One is always hunting around on camera oriented websites for new bits of gear, lenses, gew gaws, doohickeys, and or doodads which might make my life a bit more interesting as I wander around the City of Greater New York with a camera. There’s a couple of Chinese camera sites that I keep an eye on, which are really hit and miss on the “get what you pay for” front, but recently I decided to take a chance on a manual focus lens which promised a built in series of polarizing filters that would produce an extraordinary result. This is a 65mm prime, with a decidedly small aperture (f4-11) range, but it’s optical formula and clever mechanical plan is designed to allow the user to see both above and below the surface of water bodies at the same time. It’s offered by a company I never heard of before – the Mumma Cei, Xi, & Akkuseh (MCXA) group and is manufactured by something called the Szeihaloud Cooperative. Google translate tells me that Szeihaloud means “great maker” or something, and that their glass factory is located in the dry regions of northwest China. That’s odd, normally electronics gear comes from the coastal cities of the south, but nothing ventured nothing gained. MCXA’s site claims that there’s something special in the mineralogy of the sands of the region they’re located in which lends unique qualities to their ground glass products. At least that’s what I think they’re saying… Chinese website version of English, if y’know what I’m saying…

What the heck, it was only a hundred bucks. I’m glad that I ordered the thing.

– photo by Mitch Waxman

First – MCXA’s 65mm lens, which they call the X-51, is an ergonomic nightmare. It’s got all these jangly little knobs on it for independently manipulating the eight linear polarizer filters housed within the barrel.

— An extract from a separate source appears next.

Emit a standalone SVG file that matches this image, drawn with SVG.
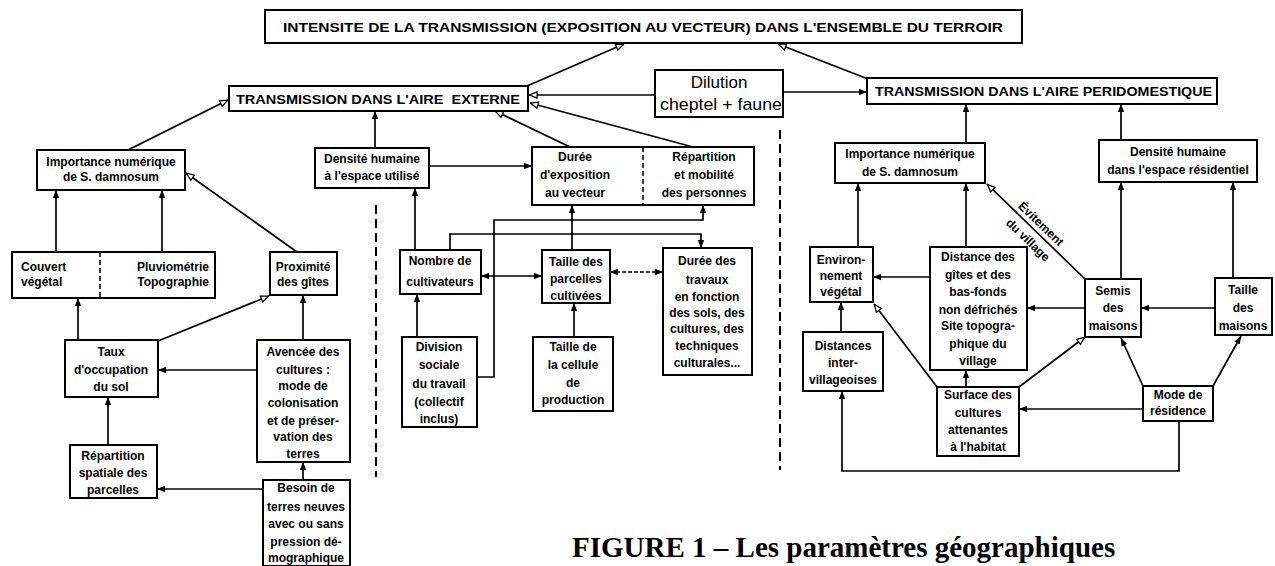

Said barrel is plastic, and when I unwrapped my little care package from the Silk Road region the interior of the box actually had some kind of orange powdery substance which smelled vaguely of cinnamon mixed with saffron inside of it, a scent that made me a bit woozy. The lens was packed in a sealed plastic bag so that wasn’t too much of an issue. The glass itself was nice and sharp, which was surprising, once I got it past f 5.6. It’s pretty heavy, and manual focus is a chore, especially with those eight knobs arrayed around the focus ring.

The startling part was that the thing actually worked as promised, allowing me to photograph both the surface details of the waters of the East River (pictured above) and provided visual egress to that which lurks below while I was riding on a NYC Ferry last week. I look forward to putting the thing on a tripod and seeing what can be revealed at Newtown Creek.

Of course, the lens and camera were set for a daylight exposure formula, so sub surface features were darkened.

– photo by Mitch Waxman

MCXA has another bizarre lens I’m now interested in, which promises Flouroscope like qualities, allowing you to peer “under the surface” and revealing the internal structures of both animals and plants. They call it the “God Emperor of lenses,” or at least that’s what Google Translate says the series of Chinese characters on its offer page means. I tell you, the Chinese century looks like it’s going to be a lot of fun. As is my habit, new glass and other camera gear is typically acquired during the tax filing season of the early spring.

I usually like to add a new lens to my kit every April, and especially so on April the 1st.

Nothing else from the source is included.